As I recall from when I went to graduate school in 1990, FAFSA is an application to prove eligibility for financial aid, whether scholarships, fellowships or loans, not the money itself. I don't see how this would apply to studying at a Mexican university. Perhaps the OP can explain.


----------



## mstever (May 1, 2012)

So, yes the application is to prove eligibility but as long as you qualify for the grants or loans you wont be denied due to living abroad. Like for ex. I already qualify for fafsa because both of my parents are retired and I was worried about not being able to recieve US loans and grants while living in Mexico but according to the FAFSA people "who provide my loans and grants" I can recieve them and attend any school I want so long as they have a Federal School Code. FAFSA distributes your money throught the financial aid part of your school, you school takes what is nessesaryand then your school gives you the extra at least thats how it works in Oregon.


----------



## Isla Verde (Oct 19, 2011)

mstever said:


> So, yes the application is to prove eligibility but as long as you qualify for the grants or loans you wont be denied due to living abroad. Like for ex. I already qualify for fafsa because both of my parents are retired and I was worried about not being able to recieve US loans and grants while living in Mexico but according to the FAFSA people "who provide my loans and grants" I can recieve them and attend any school I want so long as they have a Federal School Code. FAFSA distributes your money throught the financial aid part of your school, you school takes what is nessesaryand then your school gives you the extra at least thats how it works in Oregon.


Do Mexican universities have a Federal School Code?


----------



## mickisue1 (Mar 10, 2012)

Isla Verde said:


> Do Mexican universities have a Federal School Code?


And do they have a financial aid office that is recognizable to FAFSA?


----------



## mstever (May 1, 2012)

Isla Verde said:


> Do Mexican universities have a Federal School Code?

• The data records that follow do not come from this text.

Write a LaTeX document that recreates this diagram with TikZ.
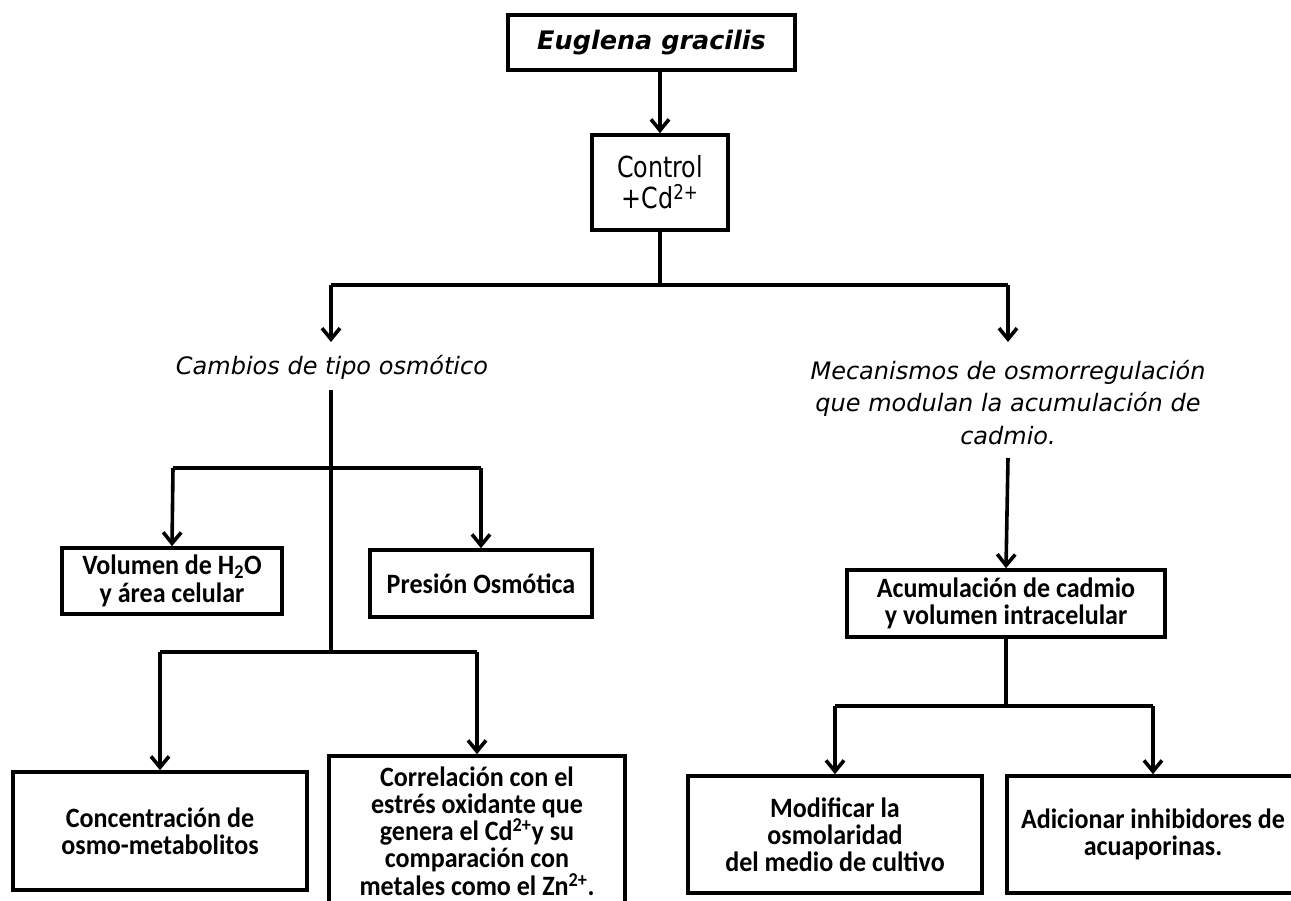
\documentclass[tikz,border=0pt]{standalone}
\usepackage{fontspec}
\setmainfont{DejaVu Sans}
\newfontfamily\boxfont[FakeStretch=0.93]{Carlito}
\newfontfamily\narrowfont[FakeStretch=0.82]{DejaVu Sans}
\usetikzlibrary{arrows.meta}
\begin{document}
\begin{tikzpicture}[x=1pt,y=-1pt,
  line width=3.6pt,
  arr/.style={-{Straight Barb[length=11pt,width=18pt,line width=3.6pt]}},
  bx/.style={draw,rectangle,inner sep=0pt,align=center,line width=3.6pt,font=\boxfont\bfseries\fontsize{28}{27}\selectfont},
  lbl/.style={inner sep=0pt,align=center,font=\itshape\fontsize{24}{32.5}\selectfont}]
\useasboundingbox (0,0) rectangle (1291,901);
\clip (0,0) rectangle (1291,901);
% nodes
\node[bx,minimum width=287pt,minimum height=55pt,font=\bfseries\itshape\fontsize{25.5}{30}\selectfont] (eug) at (651.5,42.5) {Euglena gracilis};
\node[bx,minimum width=136pt,minimum height=95pt,font=\narrowfont\fontsize{29}{31}\selectfont] (ctrl) at (660,182.5) {Control\\+Cd\textsuperscript{2+}};
\node[lbl] (camb) at (332,367) {Cambios de tipo osmótico};
\node[lbl] (meca) at (1008,402.5) {Mecanismos de osmorregulación\\que modulan la acumulación de\\cadmio.};
\node[bx,minimum width=220pt,minimum height=66pt,font=\boxfont\bfseries\fontsize{28}{28.5}\selectfont] (vol) at (172,581) {Volumen de H\textsubscript{2}O\\y área celular};
\node[bx,minimum width=222pt,minimum height=67pt] (pres) at (481,583.5) {Presión Osmótica};
\node[bx,minimum width=294pt,minimum height=118pt] (conc) at (160,831) {Concentración de\\osmo-metabolitos};
\node[bx,minimum width=296pt,minimum height=150pt,font=\boxfont\bfseries\fontsize{28}{27.2}\selectfont] (corr) at (477,831) {Correlación con el\\estrés oxidante que\\genera el Cd\textsuperscript{2+}y su\\comparación con\\metales como el Zn\textsuperscript{2+}.};
\node[bx,minimum width=318pt,minimum height=67pt] (acum) at (1006,603.5) {Acumulación de cadmio\\y volumen intracelular};
\node[bx,minimum width=294pt,minimum height=117pt] (modif) at (835,834.5) {Modificar la\\osmolaridad\\del medio de cultivo};
\node[bx,minimum width=292pt,minimum height=117pt] (adic) at (1153,834.5) {Adicionar inhibidores de\\acuaporinas.};
% junctions
\coordinate (j1) at (660,285);
\coordinate (jl) at (331,285);
\coordinate (jr) at (1008,285);
\coordinate (tl) at (331,342);
\coordinate (tr) at (1008,342);
\coordinate (v0) at (331,390);
\coordinate (v2) at (331,652);
\coordinate (a1) at (173,468);
\coordinate (a2) at (481,468);
\coordinate (b1) at (160,652);
\coordinate (b2) at (477,652);
\coordinate (m0) at (1008,458);
\coordinate (j2) at (1006,706);
\coordinate (c1) at (835,706);
\coordinate (c2) at (1153,706);
% connectors
\draw[arr] (ctrl.north |- eug.south) -- (ctrl.north);
\draw (ctrl.south) -- (j1);
\draw (jl) -- (jr);
\draw[arr] (jl) -- (tl);
\draw[arr] (jr) -- (tr);
\draw (v0) -- (v2);
\draw (a1) -- (a2);
\draw[arr] (a1) -- (vol.north);
\draw[arr] (a2) -- (pres.north);
\draw (b1) -- (b2);
\draw[arr] (b1) -- (conc.north);
\draw[arr] (b2) -- (corr.north);
\draw[arr] (m0) -- (acum.north);
\draw (acum.south) -- (j2);
\draw (c1) -- (c2);
\draw[arr] (c1) -- (modif.north);
\draw[arr] (c2) -- (adic.north);
\end{tikzpicture}
\end{document}
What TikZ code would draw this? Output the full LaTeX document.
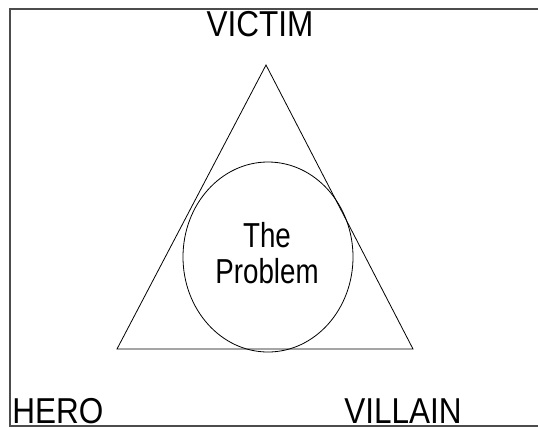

That was a good question I was not equipped to answer on my own, so after a little reserch I was able to find that only these universities have federal school codes.
I found this list at http://www.finaid.org/fafsa/0801FedSchCodeListUpdates0809.pdf beware it is a PDF. Also, just to make sure that these were up to date, the website says 2008, I went into my application for FAFSA and entered these school codes and they do work.
CENTRO DE ESTUDIOS UNIVERSITARIOS D
ENSENADA, MEXICO
CALLE SAN FRANCISCO NO. 1139 F
FEDERAL SCHOOL CODE: G20533

INST TEC Y DE ESTSUPER DE MONTERRE
MONTERREY, MEXICO
AV. EUGENIO GARZA SADA NO. 2501
FEDERAL SCHOOL CODE: G10418

INSTITUTO ALLENDE
SAN MIGUEL DE ALLENDE, MEXICO
ANCHA DE SAN ANTONIO NO. 22
FEDERAL SCHOOL CODE: G10976

UNIVERSIDAD AUTONOMA DE GUADALAJARA
GUADALAJARA, MEXICO
AV. PATRIA 1201
FEDERAL SCHOOL CODE: G08147

UNIVERSIDAD DE GUANAJUATO
GUANAJUATO, MEXICO
LASCURAIN DE RETANA NO. 5
FEDERAL SCHOOL CODE: G10938

UNIVERSIDAD DE MONTERREY
NUEVO LEON, MEXICO
APDO 4442 SUC H MONTERREY
FEDERAL SCHOOL CODE: G10676

UNIVERSIDAD TECNOLOGICA DE MEXICO
MEXICO CITY, MEXICO
PONIENTE 44 NO. 3410
FEDERAL SCHOOL CODE: G22831


----------